- _Task prompt_: Pictures excluded, reproduce exactly the lines below from the one with "Output the Python" through the one with "from matplotlib.transforms import", both included.

- _Records shown_:
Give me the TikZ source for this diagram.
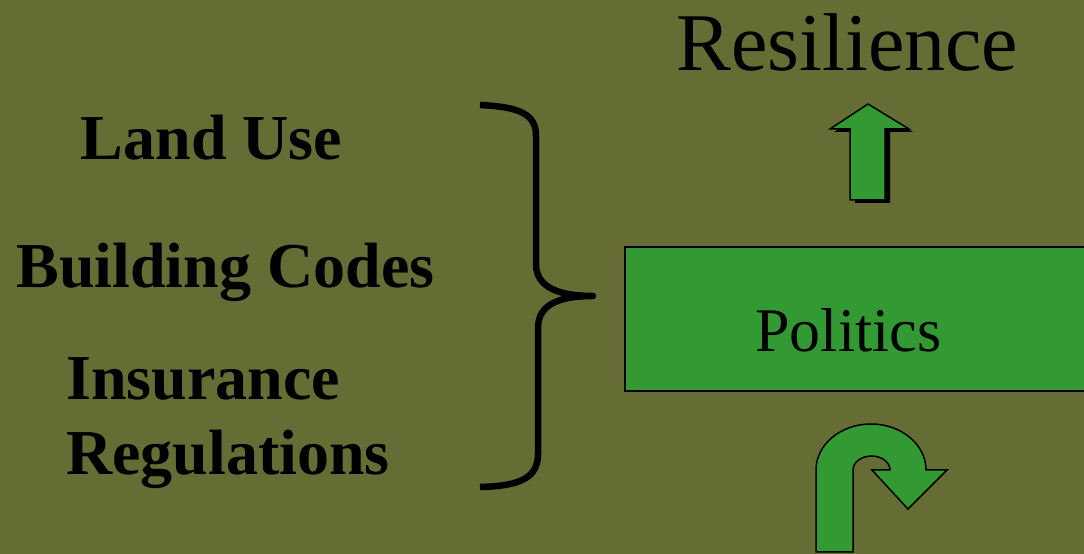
\documentclass[tikz,border=0pt]{standalone}
\usepackage{fontspec}
\setmainfont{Liberation Serif}
\definecolor{bgolive}{RGB}{101,108,52}
\definecolor{boxgreen}{RGB}{51,153,51}
\tikzset{
  lbl/.style={inner sep=0pt, anchor=base, text=black},
  leftlbl/.style={lbl, font=\fontsize{64}{64}\selectfont\bfseries},
  greenshape/.style={fill=boxgreen, draw=black, line width=1.5pt, line join=miter},
  bracestyle/.style={draw=black, line width=6.5pt, line cap=butt, line join=round}
}
\begin{document}
\begin{tikzpicture}[x=1pt,y=1pt]
\useasboundingbox (0,0) rectangle (1084,554);
\fill[bgolive] (0,0) rectangle (1084,554);
% Politics box
\node[greenshape, minimum width=480pt, minimum height=144pt, anchor=south west, inner sep=0pt] (box) at (624,162) {};
\node[lbl, font=\fontsize{62}{62}\selectfont] (politics) at (848.5,202) {Politics};
% Resilience
\node[lbl, font=\fontsize{82}{82}\selectfont] (resilience) at (847.5,483) {Resilience};
% Left labels
\node[leftlbl] (landuse) at (211.5,394) {Land Use};
\node[leftlbl] (building) at (225.5,266) {Building Codes};
\node[leftlbl, anchor=base west] (insurance) at (66,154) {Insurance};
\node[leftlbl, anchor=base west] (regulations) at (66,79) {Regulations};
% Brace
\coordinate (bracetip) at (593,258);
\path[bracestyle] (480,449) .. controls (520,447) and (536,440) .. (536,418) -- (536,290) .. controls (536,266) and (560,258) .. (bracetip)
  .. controls (560,258) and (538,250) .. (538,226) -- (538,100) .. controls (538,76) and (520,68) .. (480,67);
% Up arrow with shadow
\fill[black] (872,447) -- (913,422) -- (890,422) -- (890,351) -- (855,351) -- (855,422) -- (834,422) -- cycle;
\path[greenshape] (868,450) -- (909,425) -- (885,425) -- (885,354) -- (850,354) -- (850,425) -- (830,425) -- cycle;
% U-turn arrow
\path[greenshape] (816,2) -- (816,84) arc[start angle=180, end angle=0, x radius=55, y radius=46]
  -- (947,84) -- (908,45) -- (872,84) -- (890,84)
  arc[start angle=0, end angle=180, x radius=18.5, y radius=14] -- (853,2) -- cycle;
\end{tikzpicture}
\end{document}
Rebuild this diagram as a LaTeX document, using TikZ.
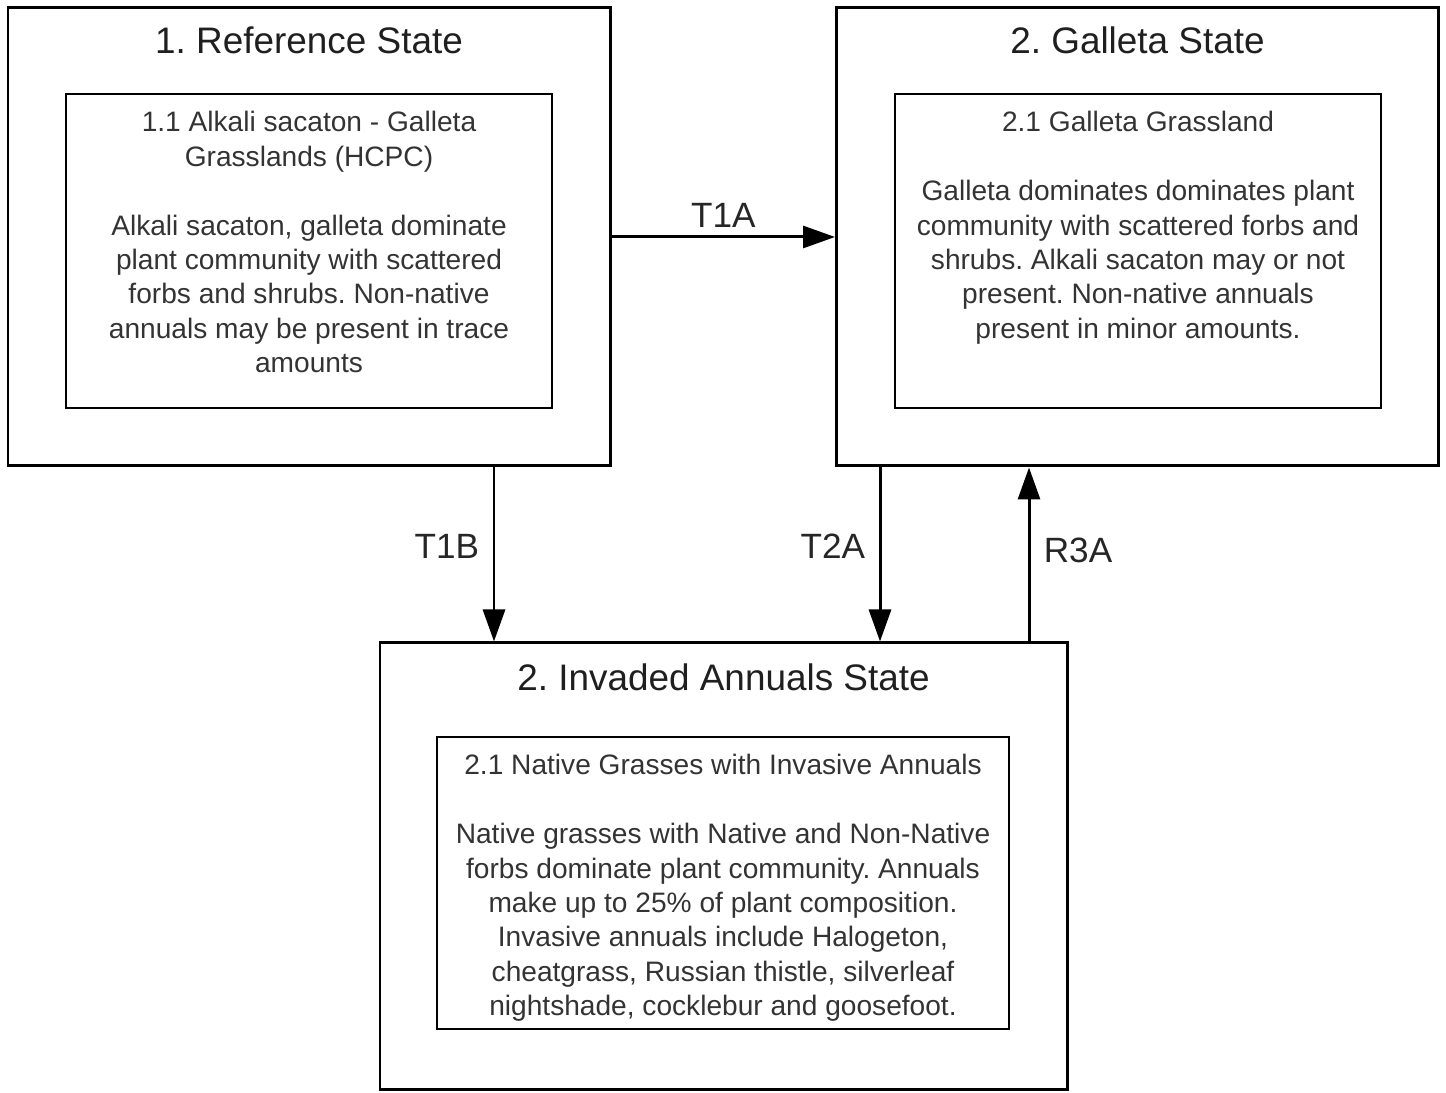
\documentclass[tikz,border=0pt]{standalone}
\usepackage{fontspec}
\setmainfont{Liberation Sans}
\usetikzlibrary{positioning, arrows.meta}
\frenchspacing

\begin{document}
\begin{tikzpicture}[
    % Styles
    state/.style={ % Outer state box
        rectangle,
        draw,
        line width=1.7pt,
        minimum width=12.04cm,
        minimum height=9.16cm,
        inner sep=0pt
    },
    phase/.style={ % Inner community phase box
        rectangle,
        draw,
        line width=1.1pt,
        minimum width=9.72cm,
        minimum height=6.28cm,
        inner sep=0pt
    },
    title/.style={
        text=black!88,
        font=\fontsize{21}{25}\selectfont
    },
    desc/.style={
        text=black!80,
        align=center,
        inner sep=0pt,
        font=\fontsize{16}{19.6}\selectfont
    },
    arrow/.style={
        -{Triangle[length=0.64cm, width=0.44cm]},
        line width=1.7pt
    },
    tlabel/.style={
        text=black!85,
        font=\fontsize{20}{24}\selectfont
    }
]
    \useasboundingbox (0,0) rectangle (28.92,21.86);

    % State boxes
    \node[state] (ref) at (6.18,17.12) {};
    \node[state] (gal) at (22.75,17.12) {};
    \node[state, minimum width=13.74cm, minimum height=8.94cm] (inv) at (14.47,4.53) {};

    % State titles
    \node[title] (reftitle) at (6.18,21.06) {1. Reference State};
    \node[title] (galtitle) at (22.75,21.06) {2. Galleta State};
    \node[title] (invtitle) at (14.47,8.32) {2. Invaded Annuals State};

    % Community phase boxes
    \node[phase] (refin) at (6.18,16.84) {};
    \node[phase] (galin) at (22.76,16.84) {};
    \node[phase, minimum width=11.44cm, minimum height=5.84cm] (invin) at (14.46,4.20) {};

    % Community phase texts
    \node[desc, anchor=north] (reftext) [below=0.36cm of refin.north] {1.1 Alkali sacaton - Galleta\\Grasslands (HCPC)\\[19.6pt]
        Alkali sacaton, galleta dominate\\plant community with scattered\\forbs and shrubs. Non-native\\annuals may be present in trace\\amounts};
    \node[desc, anchor=north] (galtext) [below=0.36cm of galin.north] {2.1 Galleta Grassland\\[19.6pt]
        Galleta dominates dominates plant\\community with scattered forbs and\\shrubs. Alkali sacaton may or not\\present. Non-native annuals\\present in minor amounts.};
    \node[desc, anchor=north] (invtext) [below=0.36cm of invin.north] {2.1 Native Grasses with Invasive Annuals\\[19.6pt]
        Native grasses with Native and Non-Native\\forbs dominate plant community. Annuals\\make up to 25\% of plant composition.\\Invasive annuals include Halogeton,\\cheatgrass, Russian thistle, silverleaf\\nightshade, cocklebur and goosefoot.};

    % Transitions
    \draw[arrow] (ref.east) -- node[tlabel, above=0.05cm] (t1a) {T1A} (gal.west);
    \draw[arrow] ([xshift=3.7cm]ref.south) -- node[tlabel, left=0.15cm, yshift=0.17cm] (t1b) {T1B} ([xshift=3.7cm]ref.south |- inv.north);
    \draw[arrow] ([xshift=-5.15cm]gal.south) -- node[tlabel, left=0.15cm, yshift=0.17cm] (t2a) {T2A} ([xshift=-5.15cm]gal.south |- inv.north);
    \draw[arrow] ([xshift=-2.17cm]gal.south |- inv.north) -- node[tlabel, right=0.15cm, yshift=0.08cm] (r3a) {R3A} ([xshift=-2.17cm]gal.south);
\end{tikzpicture}
\end{document}
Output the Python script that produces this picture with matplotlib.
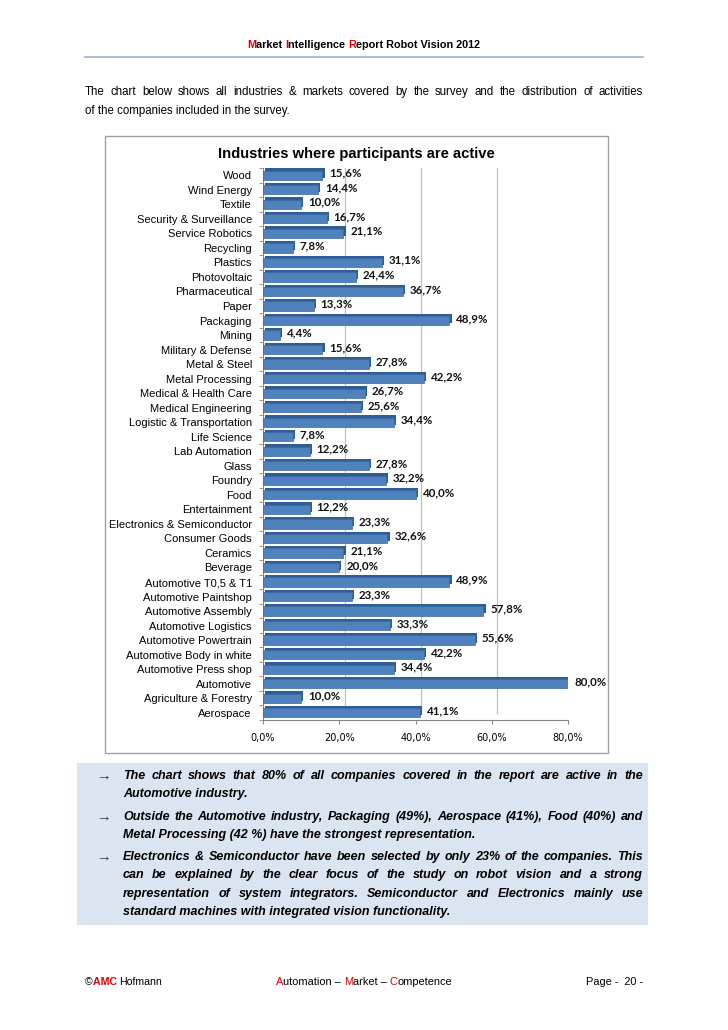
import numpy as np
import matplotlib
matplotlib.use("Agg")
import matplotlib.pyplot as plt
from matplotlib.patches import Rectangle
from matplotlib.transforms import ScaledTranslation

industries = [
    "Wood", "Wind Energy", "Textile", "Security & Surveillance", "Service Robotics",
    "Recycling", "Plastics", "Photovoltaic", "Pharmaceutical", "Paper", "Packaging",
    "Mining", "Military & Defense", "Metal & Steel", "Metal Processing",
    "Medical & Health Care", "Medical Engineering", "Logistic & Transportation",
    "Life Science", "Lab Automation", "Glass", "Foundry", "Food", "Entertainment",
    "Electronics & Semiconductor", "Consumer Goods", "Ceramics", "Beverage",
    "Automotive T0,5 & T1", "Automotive Paintshop", "Automotive Assembly",
    "Automotive Logistics", "Automotive Powertrain", "Automotive Body in white",
    "Automotive Press shop", "Automotive", "Agriculture & Forestry", "Aerospace",
]
shares = [
    15.6, 14.4, 10.0, 16.7, 21.1, 7.8, 31.1, 24.4, 36.7, 13.3, 48.9,
    4.4, 15.6, 27.8, 42.2, 26.7, 25.6, 34.4, 7.8, 12.2, 27.8, 32.2, 40.0, 12.2,
    23.3, 32.6, 21.1, 20.0, 48.9, 23.3, 57.8, 33.3, 55.6, 42.2, 34.4, 80.0, 10.0, 41.1,
]
x_ticks = [0, 20, 40, 60, 80]

intro_lines = [
    "The chart below shows all industries & markets covered by the survey and the distribution of activities",
    "of the companies included in the survey.",
]
bullets = [
    ["The chart shows that 80% of all companies covered in the report are active in the",
     "Automotive industry."],
    ["Outside the Automotive industry,  Packaging (49%), Aerospace (41%), Food (40%) and",
     "Metal Processing (42 %) have the strongest representation."],
    ["Electronics & Semiconductor have been selected by only 23% of the companies. This",
     "can be explained by the clear focus of the study on robot vision and a strong",
     "representation of system integrators. Semiconductor and Electronics mainly use",
     "standard machines with integrated vision functionality."],
]

W, H = 728, 1030
RED = "#E00000"
SANS = ["Liberation Sans", "DejaVu Sans"]

fig = plt.figure(figsize=(W / 100, H / 100), dpi=100)
renderer = fig.canvas.get_renderer()


def fx(x):
    return x / W


def fy(y):
    return 1 - y / H


def measure(s, **kw):
    # pipes keep leading/trailing spaces in the measured width
    t = fig.text(0, 0, "|" + s + "|", **kw)
    w = t.get_window_extent(renderer).width
    t.set_text("||")
    w -= t.get_window_extent(renderer).width
    t.remove()
    return w


def draw_runs(x, y, runs, ha="left", size=7.5):
    widths = []
    for s, color, weight in runs:
        widths.append(measure(s, size=size, fontweight=weight, family=SANS))
    total = sum(widths)
    if ha == "center":
        x -= total / 2
    elif ha == "right":
        x -= total
    for (s, color, weight), w in zip(runs, widths):
        fig.text(fx(x), fy(y), s, color=color, fontweight=weight, size=size,
                 family=SANS, ha="left", va="center")
        x += w


def draw_justified(x0, x1, y, line, **kw):
    words = line.split()
    widths = [measure(wd, **kw) for wd in words]
    gap = (x1 - x0 - sum(widths)) / max(len(words) - 1, 1)
    x = x0
    for wd, w in zip(words, widths):
        fig.text(fx(x), fy(y), wd, ha="left", va="center", **kw)
        x += w + gap


# header
draw_runs(247, 45, [("M", RED, "bold"), ("arket ", "black", "bold"),
                    ("I", RED, "bold"), ("ntelligence ", "black", "bold"),
                    ("R", RED, "bold"), ("eport Robot Vision 2012", "black", "bold")],
          size=7.8)
fig.add_artist(plt.Line2D([fx(85), fx(643)], [fy(57), fy(57)], color="#9FB1C4", lw=1.2))

# intro paragraph
intro_kw = dict(size=8.3, family=SANS, color="black")
draw_justified(85, 643, 92, intro_lines[0], **intro_kw)
fig.text(fx(85), fy(111), intro_lines[1], ha="left", va="center", **intro_kw)

# chart frame and title
fig.add_artist(Rectangle((fx(105), fy(753)), (608 - 105) / W, (753 - 136) / H,
                         transform=fig.transFigure, fill=False, ec="#A0A0A0", lw=1.0))
fig.text(fx(356), fy(154), "Industries where participants are active", ha="center",
         va="center", size=10.6, fontweight="bold", family=SANS)

ax = fig.add_axes([fx(263), fy(720), (568 - 263) / W, (720 - 168) / H])
n = len(industries)
ypos = np.arange(n)[::-1]

# gridlines of the 3D back wall, shifted up-right
wall = ax.get_xaxis_transform() + ScaledTranslation(4 / 72, 4.5 / 72, fig.dpi_scale_trans)
ax.vlines(x_ticks[1:], 0, 1, transform=wall, color="#BFBFBF", lw=0.9, zorder=1)

depth = ax.transData + ScaledTranslation(1.6 / 72, 1.6 / 72, fig.dpi_scale_trans)
ax.barh(ypos, shares, height=0.64, color="#2F5E96", transform=depth, zorder=2)
ax.barh(ypos, shares, height=0.64, color="#4F81BD", edgecolor="#3C6AA3", lw=0.5, zorder=3)

for y, v in zip(ypos, shares):
    ax.annotate(f"{v:.1f}%".replace(".", ","), (v, y), xytext=(5, 1.5),
                textcoords="offset points", va="center", ha="left", size=8.3,
                fontweight="bold", family=["Lato", "DejaVu Sans"], color="#111111",
                annotation_clip=False)

ax.set_xlim(0, 80)
ax.set_ylim(-0.5, n - 0.5)
ax.set_xticks(x_ticks)
ax.set_xticklabels([f"{t:.1f}%".replace(".", ",") for t in x_ticks],
                   family="DejaVu Sans", size=7)
ax.set_yticks(ypos)
ax.set_yticklabels(industries, family=SANS, size=8.0)
ax.set_yticks(np.arange(n + 1) - 0.5, minor=True)
ax.tick_params(axis="y", which="major", length=0, pad=8)
ax.tick_params(axis="y", which="minor", length=3, color="#868686")
ax.tick_params(axis="x", length=3, color="#868686", pad=6)
for side in ["top", "right"]:
    ax.spines[side].set_visible(False)
for side in ["left", "bottom"]:
    ax.spines[side].set_color("#868686")
ax.set_facecolor("none")

# comment box
fig.add_artist(Rectangle((fx(77), fy(925)), (648 - 77) / W, (925 - 763) / H,
                         transform=fig.transFigure, fc="#DBE5F1", ec="none", zorder=0))
box_kw = dict(size=9.0, family=SANS, fontweight="bold", style="italic", color="black")
line_y = [[776, 794], [817, 835], [857, 875, 894, 912]]
for lines, ys in zip(bullets, line_y):
    fig.text(fx(96), fy(ys[0]), "\u2192", ha="left", va="center", size=10.5,
             family=SANS, color="#333333")
    for i, (line, y) in enumerate(zip(lines, ys)):
        if i < len(lines) - 1:
            draw_justified(123, 643, y, line, **box_kw)
        else:
            fig.text(fx(123), fy(y), line, ha="left", va="center", **box_kw)

# footer
draw_runs(85, 982, [("\u00a9", "black", "normal"), ("AMC ", RED, "bold"),
                    ("Hofmann", "black", "normal")], size=7.6)
draw_runs(364, 982, [("A", RED, "normal"), ("utomation \u2013 ", "black", "normal"),
                     ("M", RED, "normal"), ("arket \u2013 ", "black", "normal"),
                     ("C", RED, "normal"), ("ompetence", "black", "normal")],
          ha="center", size=7.9)
draw_runs(643, 982, [("Page -  20 -", "black", "normal")], ha="right", size=7.9)

fig.savefig("out.png", dpi=100)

- _Full solution_:
Output the Python script that produces this picture with matplotlib.
import numpy as np
import matplotlib
matplotlib.use("Agg")
import matplotlib.pyplot as plt
from matplotlib.patches import Rectangle
from matplotlib.transforms import ScaledTranslation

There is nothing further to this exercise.